Not a big deal though as these values don't matter much to anybody since we don't have
way of storing them permanently.

> 
> > > +static uint16_t nvme_get_log(NvmeCtrl *n, NvmeCmd *cmd, NvmeRequest *req)
> > > +{
> > > +    uint32_t dw10 = le32_to_cpu(cmd->cdw10);
> > > +    uint32_t dw11 = le32_to_cpu(cmd->cdw11);
> > > +    uint32_t dw12 = le32_to_cpu(cmd->cdw12);
> > > +    uint32_t dw13 = le32_to_cpu(cmd->cdw13);
> > > +    uint8_t  lid = dw10 & 0xff;
> > > +    uint8_t  lsp = (dw10 >> 8) & 0xf;
> > > +    uint8_t  rae = (dw10 >> 15) & 0x1;
> > > +    uint32_t numdl, numdu;
> > > +    uint64_t off, lpol, lpou;
> > > +    size_t   len;
> > > +
> > Nitpick: don't we want to check NSID=0 || NSID=0xFFFFFFFF here too?
> > 
> 
> The spec lists Get Log Page with "Yes" under "Namespace Identifier Used"
> but no log pages in v1.3 or v1.4 are namespace specific so we expect
> NSID to always be 0 or 0xffffffff.

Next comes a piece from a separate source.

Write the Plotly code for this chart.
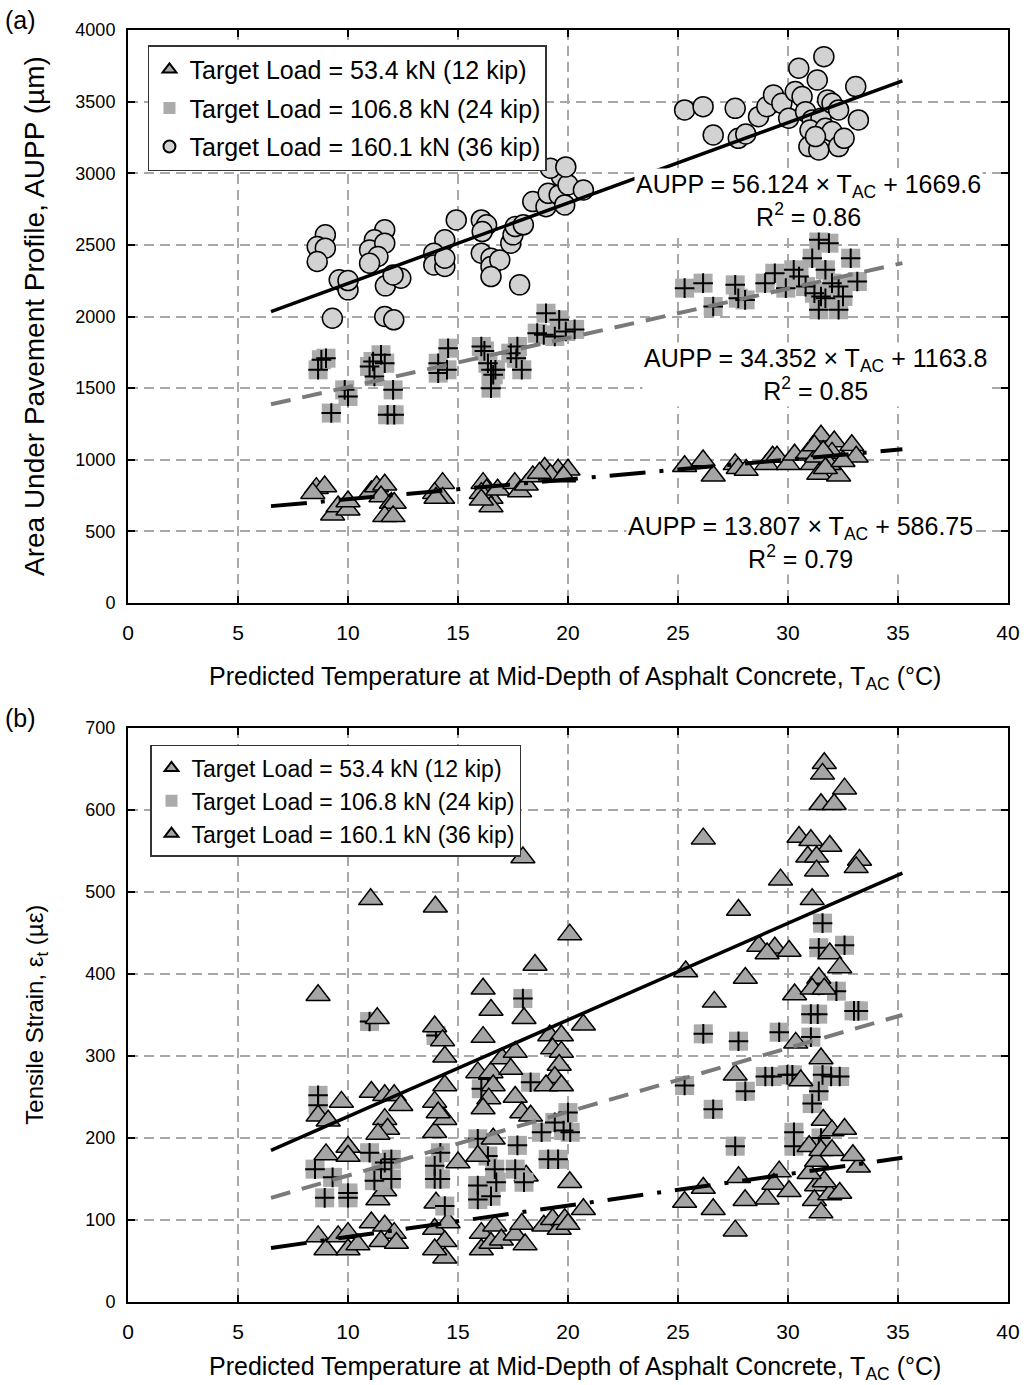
import plotly.graph_objects as go

# ---------------- (a) Area under pavement profile ----------------
# 53.4 kN (12 kip)
a12_t = [8.56, 8.94, 8.4, 9.3, 9.55, 10.0, 10.0, 11.06, 11.3, 11.67, 11.5, 11.97, 12.1, 11.67, 12.05,
         14.3, 13.94, 14.3, 14.0, 16.14, 16.3, 16.5, 16.06, 16.8, 16.5, 16.06, 17.58, 17.8, 18.1, 18.4,
         18.94, 19.55, 20.0, 19.2, 19.8, 18.7,
         25.3, 26.14, 26.6, 27.6, 27.74, 28.1, 29.03, 29.3, 29.5, 30.0, 30.3, 30.9, 31.1, 31.5, 32.1,
         32.0, 32.9, 33.1, 31.4, 32.3, 31.85, 31.3, 31.7, 31.2, 32.5, 31.6]
a12_v = [802, 814, 767, 616, 674, 651, 709, 779, 814, 826, 744, 698, 698, 605, 605,
         837, 767, 733, 733, 837, 791, 733, 767, 791, 674, 721, 837, 779, 826, 884,
         942, 930, 930, 895, 884, 907,
         955, 995, 888, 968, 941, 928, 968, 1021, 1021, 968, 1035, 1048, 968, 1168, 1128,
         1048, 1101, 1021, 901, 888, 968, 1021, 941, 1100, 990, 1060]

# 106.8 kN (24 kip)
a24_t = [8.79, 8.64, 9.0, 9.24, 9.85, 10.0, 10.98, 11.14, 11.5, 11.67, 11.2, 12.05, 11.8, 12.1,
         14.55, 14.1, 14.1, 14.5, 16.06, 16.2, 16.36, 16.5, 16.6, 16.5, 16.7, 17.4, 17.65, 17.9, 17.7,
         19.0, 18.6, 18.9, 19.6, 19.9, 19.4, 20.3,
         25.3, 26.14, 26.6, 27.6, 27.74, 28.05, 28.96, 29.4, 29.9, 30.26, 30.5, 31.4, 31.86, 31.1,
         31.7, 32.85, 33.15, 30.8, 31.2, 31.5, 31.7, 31.4, 32.3, 32.5, 32.0, 32.3]
a24_v = [1698, 1628, 1709, 1326, 1488, 1442, 1651, 1686, 1733, 1674, 1581, 1488, 1314, 1314,
         1779, 1674, 1605, 1628, 1791, 1760, 1674, 1628, 1593, 1500, 1628, 1744, 1709, 1628, 1791,
         2023, 1884, 1872, 1977, 1895, 1860, 1910,
         2198, 2233, 2070, 2221, 2128, 2116, 2233, 2302, 2198, 2326, 2279, 2535, 2512, 2407,
         2326, 2407, 2244, 2209, 2163, 2140, 2128, 2047, 2047, 2140, 2233, 2209]

# 160.1 kN (36 kip)
a36_t = [8.97, 8.6, 8.97, 8.6, 9.29, 9.6, 10.0, 10.0, 11.67, 11.2, 10.98, 11.67, 11.36, 10.98, 11.7,
         12.4, 12.05, 11.67, 12.08, 14.4, 13.9, 13.9, 14.4, 14.4, 14.92, 16.06, 16.3, 16.1, 16.06,
         16.5, 16.5, 16.9, 16.5, 17.8, 17.4, 17.5, 17.6, 17.97, 18.4, 19.0, 19.1, 19.6, 19.7, 19.2,
         20.0, 19.85, 20.7, 19.9,
         25.3, 26.14, 26.6, 27.6, 27.74, 28.08, 28.66, 29.04, 29.34, 29.72, 30.03, 30.33, 30.49,
         30.64, 31.33, 31.63, 30.8, 31.1, 31.5, 31.8, 32.0, 32.3, 33.08, 33.2, 31.0, 31.7, 32.0,
         30.95, 31.4, 32.3, 32.55, 31.25]
a36_v = [2570, 2488, 2477, 2384, 1988, 2256, 2186, 2251, 2605, 2535, 2465, 2512, 2419, 2372, 2214,
         2267, 2290, 2000, 1977, 2535, 2442, 2360, 2349, 2407, 2674, 2674, 2640, 2593, 2442,
         2407, 2349, 2395, 2279, 2221, 2512, 2570, 2628, 2640, 2802, 2767, 2860, 2849, 2977, 3035,
         2919, 2779, 2883, 3044,
         3442, 3465, 3267, 3453, 3244, 3274, 3395, 3465, 3547, 3488, 3384, 3570, 3733,
         3535, 3651, 3814, 3430, 3372, 3384, 3512, 3488, 3442, 3605, 3372, 3302, 3314, 3291,
         3186, 3163, 3186, 3244, 3256]

# regression lines for (a): slope, intercept, R2 (12, 24, 36 kip)
a_slope = [13.807, 34.352, 56.124]
a_icept = [586.75, 1163.8, 1669.6]
a_r2 = ["0.79", "0.85", "0.86"]

# ---------------- (b) Tensile strain ----------------
b12_t = [8.64, 9.0, 9.55, 10.0, 10.0, 10.45, 11.06, 11.67, 12.1, 11.5, 12.2, 13.94, 14.4, 14.4, 13.94,
         14.55, 16.06, 16.06, 16.67, 16.5, 16.97, 17.6, 17.9, 18.05, 18.9, 19.3, 19.6, 19.85, 20.0,
         20.7, 11.36, 11.67, 14.0, 18.1, 20.08,
         26.15, 25.3, 26.6, 27.6, 27.75, 28.05, 29.05, 29.6, 29.36, 30.05, 31.3, 31.2, 31.5, 31.9,
         32.35, 31.65, 30.96, 31.3, 33.2, 32.95]
b12_v = [80, 64, 80, 84, 64, 70, 97, 93, 84, 74, 72, 89, 74, 54, 64,
         97, 64, 84, 93, 72, 76, 82, 95, 70, 93, 101, 89, 101, 95,
         113, 125, 136, 121, 154, 146,
         139, 122, 113, 87, 152, 124, 126, 159, 144, 135, 142, 124, 109, 131,
         133, 147, 157, 172, 165, 179]

b24_t = [8.64, 8.64, 8.5, 9.3, 8.94, 10.0, 10.0, 10.98, 10.98, 11.67, 11.97, 11.97, 11.5, 11.2,
         13.94, 14.2, 13.94, 14.2, 14.4, 14.0, 15.9, 15.9, 16.36, 16.67, 16.74, 16.5, 15.9, 17.6,
         17.7, 18.3, 17.95, 18.0, 16.36, 16.06, 18.8, 19.1, 19.55, 19.4, 19.8, 20.0, 20.1,
         31.57, 31.4, 32.57, 31.4, 32.2, 31.04, 31.35, 33.0, 33.2, 31.04, 29.6, 26.15, 27.75,
         25.3, 28.06, 26.6, 28.97, 29.28, 29.97, 30.2, 31.57, 31.96, 32.35, 31.4, 31.1, 27.6,
         30.27, 30.27, 31.4, 31.5]
b24_v = [252, 240, 162, 152, 127, 127, 133, 342, 182, 170, 174, 150, 162, 148,
         166, 182, 150, 150, 117, 325, 199, 125, 178, 162, 146, 129, 142, 162,
         191, 268, 370, 146, 272, 260, 207, 174, 174, 219, 209, 231, 207,
         462, 432, 435, 386, 379, 351, 351, 355, 355, 323, 329, 327, 318,
         264, 257, 235, 275, 275, 277, 277, 277, 275, 275, 257, 242, 190,
         207, 190, 190, 200]

b36_t = [8.64, 8.64, 11.03, 13.97, 17.95, 16.14, 16.5, 18.0, 18.5, 20.08, 11.33, 13.94, 14.3, 14.4,
         14.4, 13.94, 13.94, 14.4, 14.1, 16.14, 15.9, 16.5, 16.6, 16.4, 16.14, 15.9, 16.6, 17.0,
         17.6, 17.4, 17.6, 17.9, 18.3, 15.0, 8.64, 9.1, 9.7, 11.06, 11.67, 12.1, 12.4, 11.67, 11.8,
         11.36, 9.0, 10.0, 10.0, 19.17, 19.7, 19.3, 19.7, 19.6, 19.4, 19.0, 19.7, 20.7,
         31.65, 31.57, 32.57, 31.5, 32.1, 26.15, 30.5, 31.04, 31.9, 30.9, 31.3, 31.3, 33.25, 33.1,
         29.66, 27.75, 31.1, 28.67, 29.4, 29.05, 30.05, 31.9, 32.35, 25.35, 28.06, 31.4, 30.3,
         31.1, 31.65, 26.65, 30.35, 31.5, 27.6, 30.58, 31.6, 32.0, 32.57, 30.96, 31.5, 32.0]
b36_v = [552, 374, 491, 482, 542, 382, 356, 346, 411, 448, 346, 336, 319, 299,
         264, 244, 207, 223, 231, 323, 280, 280, 264, 248, 236, 178, 199, 297,
         305, 284, 250, 231, 227, 170, 227, 221, 244, 256, 252, 252, 240, 223, 211,
         205, 180, 189, 178, 325, 325, 309, 305, 289, 274, 264, 264, 338,
         657, 644, 626, 607, 607, 565, 567, 563, 556, 543, 543, 526, 539, 530,
         515, 478, 491, 434, 432, 425, 428, 425, 408, 403, 395, 395, 375,
         382, 382, 366, 316, 297, 277, 270, 222, 209, 211, 190, 185, 185]

# fitted lines for (b): slope, intercept (12, 24, 36 kip)
b_slope = [3.83, 7.77, 11.78]
b_icept = [41.0, 76.5, 108.4]

trend_t = [6.5, 35.2]

legend_names = ["Target Load = 53.4 kN (12 kip)",
                "Target Load = 106.8 kN (24 kip)",
                "Target Load = 160.1 kN (36 kip)"]

FONT = "Liberation Sans, Arial, sans-serif"
TRI_FILL = "#a5a5a5"
SQ_FILL = "#ababab"
CIRC_FILL = "#d2d2d2"

fig = go.Figure()


def triangles(t, v, name, xa, ya, leg, group):
    fig.add_trace(go.Scatter(
        x=t, y=v, mode="markers", name=name, xaxis=xa, yaxis=ya, legend=leg,
        legendgroup=group,
        marker=dict(symbol="triangle-up", size=21, color=TRI_FILL,
                    line=dict(color="black", width=1.5))))


def plus_squares(t, v, name, xa, ya, leg, group):
    fig.add_trace(go.Scatter(
        x=t, y=v, mode="markers", name=name, xaxis=xa, yaxis=ya, legend=leg,
        legendgroup=group,
        marker=dict(symbol="square", size=19, color=SQ_FILL, line=dict(width=0))))
    fig.add_trace(go.Scatter(
        x=t, y=v, mode="markers", showlegend=False, xaxis=xa, yaxis=ya,
        legendgroup=group, hoverinfo="skip",
        marker=dict(symbol="cross-thin", size=14, color="black",
                    line=dict(color="black", width=2))))


def trend(slope, icept, style, xa, ya):
    fig.add_trace(go.Scatter(
        x=trend_t, y=[slope * t + icept for t in trend_t], mode="lines",
        showlegend=False, xaxis=xa, yaxis=ya, hoverinfo="skip", line=style))


line_styles = [
    dict(color="black", width=4, dash="36px,14px,4px,14px"),
    dict(color="#7a7a7a", width=4, dash="20px,12px"),
    dict(color="black", width=3.5),
]

# panel (a)
triangles(a12_t, a12_v, legend_names[0], "x", "y", "legend", "a12")
plus_squares(a24_t, a24_v, legend_names[1], "x", "y", "legend", "a24")
fig.add_trace(go.Scatter(
    x=a36_t, y=a36_v, mode="markers", name=legend_names[2], xaxis="x", yaxis="y",
    legend="legend", legendgroup="a36",
    marker=dict(symbol="circle", size=20, color=CIRC_FILL,
                line=dict(color="black", width=1.5))))
for k in range(3):
    trend(a_slope[k], a_icept[k], line_styles[k], "x", "y")

# panel (b)
triangles(b12_t, b12_v, legend_names[0], "x2", "y2", "legend2", "b12")
plus_squares(b24_t, b24_v, legend_names[1], "x2", "y2", "legend2", "b24")
triangles(b36_t, b36_v, legend_names[2], "x2", "y2", "legend2", "b36")
for k in range(3):
    trend(b_slope[k], b_icept[k], line_styles[k], "x2", "y2")

# regression equations on panel (a)
eq_pos_t = [30.55, 31.23, 30.95]
eq_pos_v = [426, 1595, 2813]
for k in range(3):
    fig.add_annotation(
        x=eq_pos_t[k], y=eq_pos_v[k], xref="x", yref="y", showarrow=False,
        text=(f"AUPP = {a_slope[k]} × T<sub>AC</sub> + {a_icept[k]}"
              f"<br>R<sup>2</sup> = {a_r2[k]}"),
        font=dict(size=25, color="black"), bgcolor="white", align="center")

axis_common = dict(
    showline=True, linecolor="black", linewidth=2, mirror="ticks",
    ticks="inside", ticklen=7, tickwidth=2, tickcolor="black",
    showgrid=True, gridcolor="#a8a8a8", gridwidth=1.5, griddash="10px,6px",
    zeroline=False,
)
xfont = dict(size=21, color="black", family=FONT)
yfont = dict(size=18, color="black", family=FONT)

fig.update_layout(
    width=1032, height=1385,
    margin=dict(l=128, r=24, t=30, b=83),
    paper_bgcolor="white", plot_bgcolor="white",
    font=dict(family=FONT, color="black"),
    showlegend=True,
    xaxis=dict(domain=[0, 1], range=[0, 40], dtick=5, anchor="y",
               ticklabelstandoff=10, tickfont=xfont, **axis_common),
    yaxis=dict(domain=[0.5495, 1], range=[0, 4000], dtick=500, anchor="x",
               ticklabelstandoff=7, tickfont=yfont, **axis_common),
    xaxis2=dict(domain=[0, 1], range=[0, 40], dtick=5, anchor="y2",
                ticklabelstandoff=10, tickfont=xfont, **axis_common),
    yaxis2=dict(domain=[0, 0.4513], range=[0, 700], dtick=100, anchor="x2",
                ticklabelstandoff=7, tickfont=yfont, **axis_common),
    legend=dict(x=0.0227, y=0.988, xanchor="left", yanchor="top",
                bgcolor="white", bordercolor="#333333", borderwidth=1.5,
                font=dict(size=25, family=FONT), itemsizing="constant",
                tracegroupgap=3),
    legend2=dict(x=0.025, y=0.4379, xanchor="left", yanchor="top",
                 bgcolor="white", bordercolor="#333333", borderwidth=1.5,
                 font=dict(size=23, family=FONT), itemsizing="constant",
                 tracegroupgap=0),
)

xtitle = "Predicted Temperature at Mid-Depth of Asphalt Concrete, T<sub>AC</sub> (°C)"
titles = [
    dict(text=xtitle, x=0.508, y=0.4906, textangle=0, size=25),
    dict(text=xtitle, x=0.508, y=-0.0519, textangle=0, size=25),
    dict(text="Area Under Pavement Profile, AUPP (µm)", x=-0.107, y=0.775, textangle=-90, size=28),
    dict(text="Tensile Strain, ε<sub>t</sub> (µε)", x=-0.105, y=0.2256, textangle=-90, size=24),
    dict(text="(a)", x=-0.1216, y=1.0079, textangle=0, size=25),
    dict(text="(b)", x=-0.1216, y=0.4591, textangle=0, size=25),
]
for t in titles:
    fig.add_annotation(
        text=t["text"], x=t["x"], y=t["y"], xref="paper", yref="paper",
        xanchor="center", yanchor="middle", textangle=t["textangle"],
        showarrow=False, font=dict(size=t["size"], color="black", family=FONT))

fig.write_html("out.html")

But, there are TPs that have
> namespace specific log pages (i.e. TP 4053 Zoned Namepaces). So, it is
> not invalid to have NSID set to something.
> 
> So, I think we have to defer handling of NSID values to the individual
> log pages (like we do for the SMART page).
Ah, OK.

> 


Best regards,
	Maxim Levitsky
Peter Maydell Sept. 29, 2020, 1:11 p.m. UTC | #5
On Mon, 6 Jul 2020 at 07:15, Klaus Jensen <its@irrelevant.dk> wrote:
>
> From: Klaus Jensen <k.jensen@samsung.com>
>
> Add support for the Get Log Page command and basic implementations of
> the mandatory Error Information, SMART / Health Information and Firmware
> Slot Information log pages.
>
> In violation of the specification, the SMART / Health Information log
> page does not persist information over the lifetime of the controller
> because the device has no place to store such persistent state.
>
> Note that the LPA field in the Identify Controller data structure
> intentionally has bit 0 cleared because there is no namespace specific
> information in the SMART / Health information log page.
>
> Required for compliance with NVMe revision 1.3d. See NVM Express 1.3d,
> Section 5.14 ("Get Log Page command").

Hi; Coverity reports a potential issue in this code
(CID 1432413):

> +static uint16_t nvme_smart_info(NvmeCtrl *n, NvmeCmd *cmd, uint32_t buf_len,
> +                                uint64_t off, NvmeRequest *req)
> +{
> +    uint64_t prp1 = le64_to_cpu(cmd->dptr.prp1);
> +    uint64_t prp2 = le64_to_cpu(cmd->dptr.prp2);
> +    uint32_t nsid = le32_to_cpu(cmd->nsid);
> +
> +    uint32_t trans_len;
> +    time_t current_ms;
> +    uint64_t units_read = 0, units_written = 0;
> +    uint64_t read_commands = 0, write_commands = 0;
> +    NvmeSmartLog smart;
> +    BlockAcctStats *s;
> +
> +    if (nsid && nsid != 0xffffffff) {
> +        return NVME_INVALID_FIELD | NVME_DNR;
> +    }
> +
> +    s = blk_get_stats(n->conf.blk);
> +
> +    units_read = s->nr_bytes[BLOCK_ACCT_READ] >> BDRV_SECTOR_BITS;
> +    units_written = s->nr_bytes[BLOCK_ACCT_WRITE] >> BDRV_SECTOR_BITS;
> +    read_commands = s->nr_ops[BLOCK_ACCT_READ];
> +    write_commands = s->nr_ops[BLOCK_ACCT_WRITE];
> +
> +    if (off > sizeof(smart)) {
> +        return NVME_INVALID_FIELD | NVME_DNR;
> +    }

Here we check for off > sizeof(smart), which means that we allow
off == sizeof(smart)...

> +
> +    trans_len = MIN(sizeof(smart) - off, buf_len);

> +    return nvme_dma_read_prp(n, (uint8_t *) &smart + off, trans_len, prp1,
> +                             prp2);

...in which case the pointer we pass to nvme_dma_read_prp() will
be off the end of the 'smart' object.

Now we are passing 0 as the trans_len, so I *think* this function
will not actually read the buffer (Coverity is not smart
enough to see this); so I could just close the Coverity issue as
a false-positive. But maybe there is a clearer-to-humans as well
as clearer-to-Coverity way to write this. What do you think ?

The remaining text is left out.